Friday, March 23, 2012

With the cold weather season at an end, utilities that had been barred from cutting off heat or power to low income Iowans can start demanding back payment of winter bills and threatening a shut-off.

But recent research from the University of Iowa College of Law argues that such threats for utility debts from long in the past are a coercive tactic that violates the utility’s public responsibilities for delivering essential services. Mario Kladis, a third-year law student at the UI, believes the Iowa Utilities Board (IUB) should prohibit such threats and a five-year statute of limitations should be applied to unpaid utility bills.

“Adopting such a rule would promote the principles and practices of statutes of limitations and would better protect consumers from coercive debt collection,” Kladis writes in his article, “Public Utilities and the Statute of Limitations,” published in the current issue of the Iowa Law Review.

Kladis says statues of limitations are used in many areas of the law, particularly criminal law, out of an intended sense of fairness. Records can get lost, memories fade, witnesses die or disappear, so prosecuting a person for long-ago crimes is unfair to the defendant, according to decisions by the Iowa Supreme Court.

He believes this spirit is violated when utilities try to collect on long unpaid bills while threatening the cut off of an essential service it provides through a legally granted monopoly.

He says there is a precedent for such an interpretation of the rule in the Utilities Board record, in a 1987 case called Lorenzen v. Iowa-Illinois Gas & Electric. In that decision, the board applied the statute of limitations rule and declined to force a homeowner to pay uncollected bills that were more than five years old. Unfortunately, he says the policy outlined in Lorenzen has never been formally adopted as an administrative rule, which the IUB is allowed to do and he believes should do now.

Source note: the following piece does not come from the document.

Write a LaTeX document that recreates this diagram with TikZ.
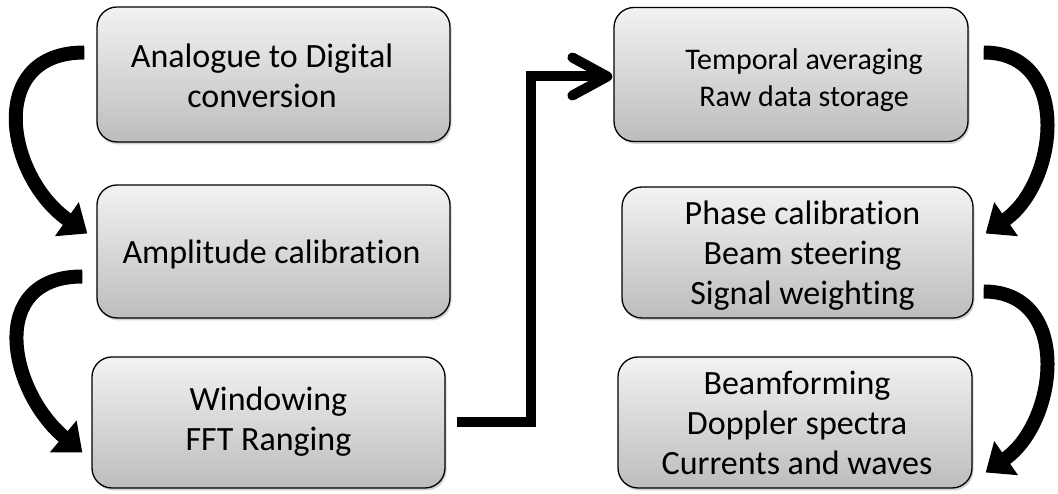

Adopting such a rule would also have a social benefit, he said. For instance, he says when homeless Iowans attempting to move out from a shelter, utility service denials due to old, unpaid bills can make it impossible for them to get housing and might even force them to return to the shelter. Given that many shelters are taxpayer funded, applying a statute of limitations would not only help homeless people reestablish themselves, but would save tax money.